Add it up and you get a pretty clear picture of how much CO₂ your project produced. Where it gets trickier is the offsets—like planting trees. A sapling today may not absorb significant carbon for years, and there’s always the risk it doesn’t survive. That’s why serious offset providers are held to certification standards to make sure the “clean-up” is real.

So yes, it’s measurable. Not perfect, but close enough to make it a serious tool rather than just a feel-good idea.

The Bigger Opportunity

Carbon-neutral isn’t just a cost or a box to check; it’s a chance for offsite construction to redefine itself. While site-built contractors are still wrestling with mountains of waste, inefficiency, and inconsistent building practices, offsite has the chance to say: We’re not only faster and more precise—we’re cleaner too.

Imagine a factory marketing its product as “the first carbon-neutral homes in the state.” Imagine developers pitching investors a multifamily project that’s net-zero impact from day one.
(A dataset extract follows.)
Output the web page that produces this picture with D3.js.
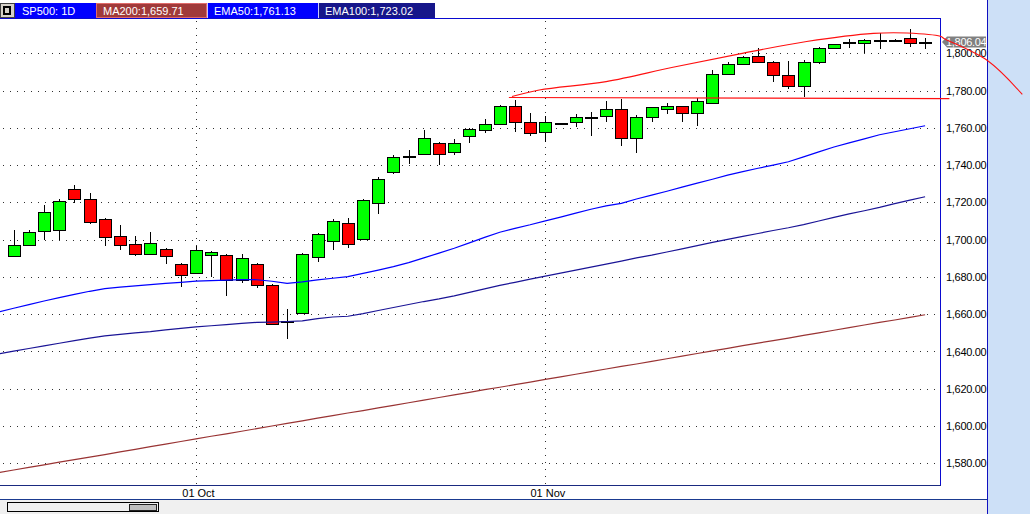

Imagine local governments awarding contracts based not only on cost and timeline, but on carbon performance. Those scenarios aren’t futuristic—they’re already happening in pockets across North America and Europe.

The Bottom Line

Carbon-neutral construction doesn’t mean building with hemp rope and fairy dust. It means building smarter, reducing waste, and being accountable for the footprint we leave behind. Yes, it costs a little more today, but it’s quickly becoming the standard that owners, regulators, and buyers expect.

For the offsite industry, the message is clear: step up and lead, or risk being seen as just another old-school builder hiding in a factory.

Carbon-neutral is coming. The question is—will offsite construction be the one holding the crayon and drawing the path forward?